Check that the upstream is accessible to our service.
- Create an Azure Virtual Machine within the same subnet as your deployment.
- SSH into the VM and then
ping
orcurl
the upstream. - You should be successful. If not, this indicates that the upstream is not accessible to our service.
If there are other problems routing traffic to your upstreams, check the logs of your upstream servers to gain further insights into the problem.
Once your upstream servers are accessible to our service, NGINX gives you various tools to manage the health of your upstreams.
We recommend that users enable both passive and active health checks on their deployments.
- Active health checks proactively monitor the responsiveness of your upstreams and allows your NGINXaaS deployment to stop routing traffic to unhealthy backend servers.
See this document for steps to configure active and passive health checks through your NGINX configuration.
NGINXaaS gives users two main tools to monitor the performance of their deployments.
NGINX access logs give you information about the requests received by your NGINXaaS deployment and the error logs tell you about errors encountered by NGINX when handling incoming requests.

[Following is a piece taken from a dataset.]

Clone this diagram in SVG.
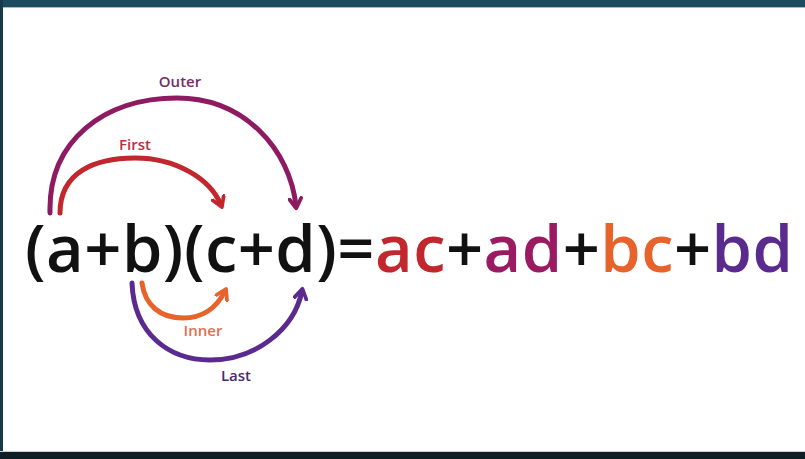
<svg xmlns="http://www.w3.org/2000/svg" width="805" height="459" viewBox="0 0 805 459">
<style>
.eq{font-family:"Open Sans","Noto Sans","DejaVu Sans",sans-serif;font-weight:600;font-size:65px;fill:#111}
.lbl{font-family:"Open Sans","Noto Sans","DejaVu Sans",sans-serif;font-weight:600;font-size:15px;text-anchor:middle}
.arc{fill:none;stroke-width:5;stroke-linecap:round}
</style>
<defs>
<marker id="mOuter" viewBox="0 0 10 10" refX="6" refY="5" markerWidth="15" markerHeight="15" markerUnits="userSpaceOnUse" orient="auto"><path d="M1,1 L7.5,5 L1,9" fill="none" stroke="#8e1a62" stroke-width="2.5" stroke-linecap="round" stroke-linejoin="round"/></marker>
<marker id="mFirst" viewBox="0 0 10 10" refX="6" refY="5" markerWidth="15" markerHeight="15" markerUnits="userSpaceOnUse" orient="auto"><path d="M1,1 L7.5,5 L1,9" fill="none" stroke="#c1272d" stroke-width="2.5" stroke-linecap="round" stroke-linejoin="round"/></marker>
<marker id="mInner" viewBox="0 0 10 10" refX="6" refY="5" markerWidth="15" markerHeight="15" markerUnits="userSpaceOnUse" orient="auto"><path d="M1,1 L7.5,5 L1,9" fill="none" stroke="#e8632b" stroke-width="2.5" stroke-linecap="round" stroke-linejoin="round"/></marker>
<marker id="mLast" viewBox="0 0 10 10" refX="6" refY="5" markerWidth="15" markerHeight="15" markerUnits="userSpaceOnUse" orient="auto"><path d="M1,1 L7.5,5 L1,9" fill="none" stroke="#5a2a8e" stroke-width="2.5" stroke-linecap="round" stroke-linejoin="round"/></marker>
</defs>
<rect x="0" y="0" width="805" height="459" fill="#ffffff"/>
<rect x="0" y="0" width="805" height="7" fill="#1c4a5e"/>
<rect x="0" y="7" width="805" height="1" fill="#a9bcc4"/>
<rect x="0" y="0" width="3" height="459" fill="#17394a"/>
<rect x="0" y="451" width="805" height="1" fill="#c8cdd0"/>
<rect x="0" y="452" width="805" height="7" fill="#0f1c24"/>

<g id="connectors">
<path id="outer" class="arc" stroke="#8e1a62" d="M50,213 C48,140 105,98 177,98 C245,98 290,150 296,206" marker-end="url(#mOuter)"/>
<path id="first" class="arc" stroke="#c1272d" d="M60,213 C60,172 95,158 135,158 C175,158 210,178 221,205" marker-end="url(#mFirst)"/>
<path id="inner" class="arc" stroke="#e8632b" d="M142,283 C145,305 160,318 183,318 C205,318 218,305 225,291" marker-end="url(#mInner)"/>
<path id="last" class="arc" stroke="#5a2a8e" d="M132,283 C134,335 170,360 210,360 C255,360 294,330 302,291" marker-end="url(#mLast)"/>
</g>

<g id="labels">
<text class="lbl" x="180" y="87" fill="#7a2a64">Outer</text>
<text class="lbl" x="135" y="150" fill="#b8303f">First</text>
<text class="lbl" x="203" y="336" fill="#e07050">Inner</text>
<text class="lbl" x="236" y="381" fill="#4a2a6e">Last</text>
</g>

<g id="equation">
<text class="eq" x="25" y="272" textLength="768" lengthAdjust="spacing">(a+b)(c+d)=<tspan fill="#c1272d">ac</tspan>+<tspan fill="#9b1b62">ad</tspan>+<tspan fill="#e8632b">bc</tspan>+<tspan fill="#5a2a8e">bd</tspan></text>
</g>
</svg>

This information is extremely important when debugging problems with your NGINX configuration. Many problems that arise when handling traffic can be fixed by modifying your NGINX configuration.
The metrics published by NGINXaaS to Azure Monitor offer a powerful tool for evaluating system performance. Our metrics catalog provides a description of each metric. Taken together these metrics provide insights into every aspect of your deployment’s performance. If you add the memory zone directive to your upstreams in your NGINX configuration, we will be able to provide metrics on upstream health.
The nginxaas.capacity.percentage
metric indicates how much capacity your deployment is consuming (expressed as a percentage of the total). We recommend configuring an alert on this metric, so that if it exceeds a certain threshold, you manually scale out your deployment. If you have autoscaling enabled, our service will scale your deployment automatically.
There are a variety of ways to boost the performance of your NGINXaaS deployment. This blog post offers a roundup of the top ten tips to get the most out of NGINX.
Enabling http keepalives is a tip that deserves added emphasis. Keepalive settings allow for efficient reuse of connections between client and server and can significantly increase the speed of your system.